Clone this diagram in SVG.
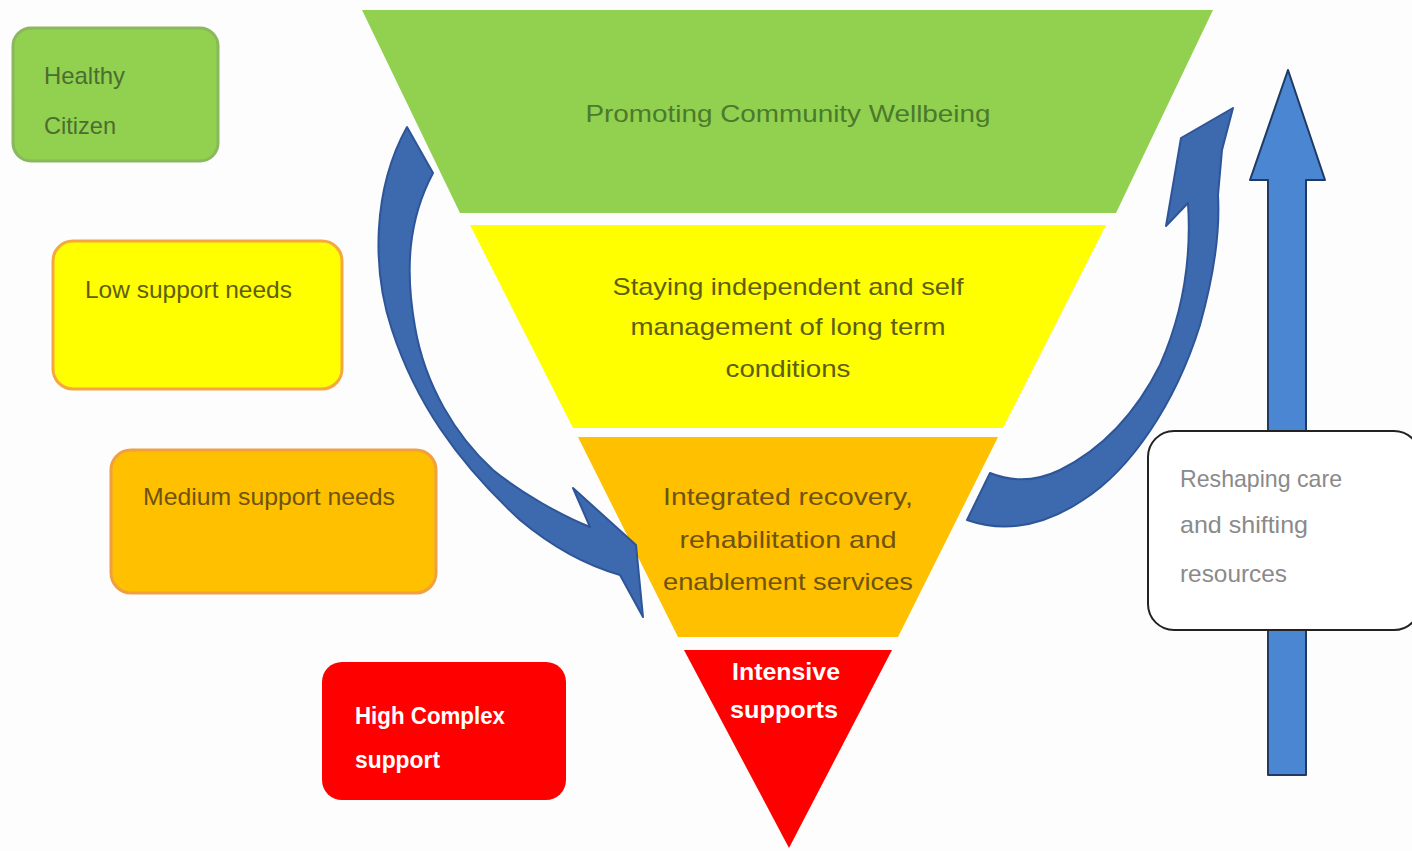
<svg xmlns="http://www.w3.org/2000/svg" width="1412" height="851" viewBox="0 0 1412 851">
  <style>
    .t { font-family: "Liberation Sans", Arial, sans-serif; font-size: 24px; }
    .c { text-anchor: middle; }
    .b { font-weight: bold; }
    .curve { fill: #3d6aae; stroke: #2d5597; stroke-width: 2; stroke-linejoin: round; }
  </style>
  <rect width="1412" height="851" fill="#fdfdfd"/>

  <!-- Funnel tiers -->
  <g id="tier-community">
    <polygon points="362,10 1213,10 1116,213 460,213" fill="#92d050"/>
    <text class="t c" x="788" y="122" font-size="27" fill="#4b7a2c" textLength="405" lengthAdjust="spacingAndGlyphs">Promoting Community Wellbeing</text>
  </g>
  <g id="tier-independent">
    <polygon points="470,225 1106,225 1003,428 573,428" fill="#ffff00"/>
    <text class="t c" x="788" y="295" font-size="26" fill="#5e5e10" textLength="351" lengthAdjust="spacingAndGlyphs">Staying independent and self</text>
    <text class="t c" x="788" y="335" font-size="26" fill="#5e5e10" textLength="315" lengthAdjust="spacingAndGlyphs">management of long term</text>
    <text class="t c" x="788" y="377" font-size="26" fill="#5e5e10" textLength="125" lengthAdjust="spacingAndGlyphs">conditions</text>
  </g>
  <g id="tier-recovery">
    <polygon points="578,437 998,437 898,637 678,637" fill="#ffc000"/>
    <text class="t c" x="788" y="505" font-size="26" fill="#6e5312" textLength="250" lengthAdjust="spacingAndGlyphs">Integrated recovery,</text>
    <text class="t c" x="788" y="548" font-size="26" fill="#6e5312" textLength="217" lengthAdjust="spacingAndGlyphs">rehabilitation and</text>
    <text class="t c" x="788" y="590" font-size="26" fill="#6e5312" textLength="250" lengthAdjust="spacingAndGlyphs">enablement services</text>
  </g>
  <g id="tier-intensive">
    <polygon points="684,650 892,650 789,848" fill="#ff0000"/>
    <text class="t c b" x="786" y="680" font-size="25" fill="#ffffff" textLength="108" lengthAdjust="spacingAndGlyphs">Intensive</text>
    <text class="t c b" x="784" y="718" font-size="25" fill="#ffffff" textLength="108" lengthAdjust="spacingAndGlyphs">supports</text>
  </g>

  <!-- Support level boxes -->
  <g id="box-healthy">
    <rect x="13" y="28" width="205" height="133" rx="18" fill="#92d050" stroke="#8ab85c" stroke-width="3"/>
    <text class="t" x="44" y="84" fill="#4a6e30" textLength="81" lengthAdjust="spacingAndGlyphs">Healthy</text>
    <text class="t" x="44" y="134" fill="#4a6e30" textLength="72" lengthAdjust="spacingAndGlyphs">Citizen</text>
  </g>
  <g id="box-low">
    <rect x="53" y="241" width="289" height="148" rx="20" fill="#ffff00" stroke="#f4a83e" stroke-width="3"/>
    <text class="t" x="85" y="298" fill="#5e5e10" textLength="207" lengthAdjust="spacingAndGlyphs">Low support needs</text>
  </g>
  <g id="box-medium">
    <rect x="111" y="450" width="325" height="143" rx="20" fill="#ffc000" stroke="#f0a040" stroke-width="3"/>
    <text class="t" x="143" y="505" fill="#6e5312" textLength="252" lengthAdjust="spacingAndGlyphs">Medium  support needs</text>
  </g>
  <g id="box-high">
    <rect x="322" y="662" width="244" height="138" rx="20" fill="#ff0000"/>
    <text class="t b" x="355" y="724" fill="#ffffff" textLength="150" lengthAdjust="spacingAndGlyphs">High Complex</text>
    <text class="t b" x="355" y="768" fill="#ffffff" textLength="85" lengthAdjust="spacingAndGlyphs">support</text>
  </g>

  <!-- Connectors: circulating arrows and the resource shift arrow -->
  <g id="connectors">
    <path class="curve" d="M407,127 C372,190 372,270 392,330 C415,400 455,460 520,520 C550,545 585,565 620,575 L643,617 L636,545 L573,488 L590,527 C560,515 520,492 493,470 C455,435 425,385 415,327 C405,270 408,220 433,173 Z"/>
    <path class="curve" d="M967,520 C1010,535 1050,522 1083,500 C1130,470 1175,405 1200,325 C1214,275 1220,230 1218,195 L1222,150 L1233,108 L1181,138 L1166,226 L1188,203 C1192,265 1180,320 1160,365 C1135,415 1100,450 1060,470 C1035,482 1012,482 990,473 Z"/>
    <polygon points="1268,775 1306,775 1306,180 1325,180 1288,70 1250,180 1268,180" fill="#4a86d2" stroke="#1f3a63" stroke-width="2" stroke-linejoin="round"/>
  </g>

  <g id="box-reshaping">
    <rect x="1148" y="431" width="272" height="199" rx="26" fill="#ffffff" stroke="#222222" stroke-width="2"/>
    <text class="t" x="1180" y="487" font-size="23" fill="#8a8a8a" textLength="162" lengthAdjust="spacingAndGlyphs">Reshaping care</text>
    <text class="t" x="1180" y="533" font-size="23" fill="#8a8a8a" textLength="128" lengthAdjust="spacingAndGlyphs">and shifting</text>
    <text class="t" x="1180" y="582" font-size="23" fill="#8a8a8a" textLength="107" lengthAdjust="spacingAndGlyphs">resources</text>
  </g>
</svg>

-*-*-

Short task.
Transcribe the full listing above exactly, with the images removed.

Correct answer.
Clone this diagram in SVG.
<svg xmlns="http://www.w3.org/2000/svg" width="1412" height="851" viewBox="0 0 1412 851">
  <style>
    .t { font-family: "Liberation Sans", Arial, sans-serif; font-size: 24px; }
    .c { text-anchor: middle; }
    .b { font-weight: bold; }
    .curve { fill: #3d6aae; stroke: #2d5597; stroke-width: 2; stroke-linejoin: round; }
  </style>
  <rect width="1412" height="851" fill="#fdfdfd"/>

  <!-- Funnel tiers -->
  <g id="tier-community">
    <polygon points="362,10 1213,10 1116,213 460,213" fill="#92d050"/>
    <text class="t c" x="788" y="122" font-size="27" fill="#4b7a2c" textLength="405" lengthAdjust="spacingAndGlyphs">Promoting Community Wellbeing</text>
  </g>
  <g id="tier-independent">
    <polygon points="470,225 1106,225 1003,428 573,428" fill="#ffff00"/>
    <text class="t c" x="788" y="295" font-size="26" fill="#5e5e10" textLength="351" lengthAdjust="spacingAndGlyphs">Staying independent and self</text>
    <text class="t c" x="788" y="335" font-size="26" fill="#5e5e10" textLength="315" lengthAdjust="spacingAndGlyphs">management of long term</text>
    <text class="t c" x="788" y="377" font-size="26" fill="#5e5e10" textLength="125" lengthAdjust="spacingAndGlyphs">conditions</text>
  </g>
  <g id="tier-recovery">
    <polygon points="578,437 998,437 898,637 678,637" fill="#ffc000"/>
    <text class="t c" x="788" y="505" font-size="26" fill="#6e5312" textLength="250" lengthAdjust="spacingAndGlyphs">Integrated recovery,</text>
    <text class="t c" x="788" y="548" font-size="26" fill="#6e5312" textLength="217" lengthAdjust="spacingAndGlyphs">rehabilitation and</text>
    <text class="t c" x="788" y="590" font-size="26" fill="#6e5312" textLength="250" lengthAdjust="spacingAndGlyphs">enablement services</text>
  </g>
  <g id="tier-intensive">
    <polygon points="684,650 892,650 789,848" fill="#ff0000"/>
    <text class="t c b" x="786" y="680" font-size="25" fill="#ffffff" textLength="108" lengthAdjust="spacingAndGlyphs">Intensive</text>
    <text class="t c b" x="784" y="718" font-size="25" fill="#ffffff" textLength="108" lengthAdjust="spacingAndGlyphs">supports</text>
  </g>

  <!-- Support level boxes -->
  <g id="box-healthy">
    <rect x="13" y="28" width="205" height="133" rx="18" fill="#92d050" stroke="#8ab85c" stroke-width="3"/>
    <text class="t" x="44" y="84" fill="#4a6e30" textLength="81" lengthAdjust="spacingAndGlyphs">Healthy</text>
    <text class="t" x="44" y="134" fill="#4a6e30" textLength="72" lengthAdjust="spacingAndGlyphs">Citizen</text>
  </g>
  <g id="box-low">
    <rect x="53" y="241" width="289" height="148" rx="20" fill="#ffff00" stroke="#f4a83e" stroke-width="3"/>
    <text class="t" x="85" y="298" fill="#5e5e10" textLength="207" lengthAdjust="spacingAndGlyphs">Low support needs</text>
  </g>
  <g id="box-medium">
    <rect x="111" y="450" width="325" height="143" rx="20" fill="#ffc000" stroke="#f0a040" stroke-width="3"/>
    <text class="t" x="143" y="505" fill="#6e5312" textLength="252" lengthAdjust="spacingAndGlyphs">Medium  support needs</text>
  </g>
  <g id="box-high">
    <rect x="322" y="662" width="244" height="138" rx="20" fill="#ff0000"/>
    <text class="t b" x="355" y="724" fill="#ffffff" textLength="150" lengthAdjust="spacingAndGlyphs">High Complex</text>
    <text class="t b" x="355" y="768" fill="#ffffff" textLength="85" lengthAdjust="spacingAndGlyphs">support</text>
  </g>

  <!-- Connectors: circulating arrows and the resource shift arrow -->
  <g id="connectors">
    <path class="curve" d="M407,127 C372,190 372,270 392,330 C415,400 455,460 520,520 C550,545 585,565 620,575 L643,617 L636,545 L573,488 L590,527 C560,515 520,492 493,470 C455,435 425,385 415,327 C405,270 408,220 433,173 Z"/>
    <path class="curve" d="M967,520 C1010,535 1050,522 1083,500 C1130,470 1175,405 1200,325 C1214,275 1220,230 1218,195 L1222,150 L1233,108 L1181,138 L1166,226 L1188,203 C1192,265 1180,320 1160,365 C1135,415 1100,450 1060,470 C1035,482 1012,482 990,473 Z"/>
    <polygon points="1268,775 1306,775 1306,180 1325,180 1288,70 1250,180 1268,180" fill="#4a86d2" stroke="#1f3a63" stroke-width="2" stroke-linejoin="round"/>
  </g>

  <g id="box-reshaping">
    <rect x="1148" y="431" width="272" height="199" rx="26" fill="#ffffff" stroke="#222222" stroke-width="2"/>
    <text class="t" x="1180" y="487" font-size="23" fill="#8a8a8a" textLength="162" lengthAdjust="spacingAndGlyphs">Reshaping care</text>
    <text class="t" x="1180" y="533" font-size="23" fill="#8a8a8a" textLength="128" lengthAdjust="spacingAndGlyphs">and shifting</text>
    <text class="t" x="1180" y="582" font-size="23" fill="#8a8a8a" textLength="107" lengthAdjust="spacingAndGlyphs">resources</text>
  </g>
</svg>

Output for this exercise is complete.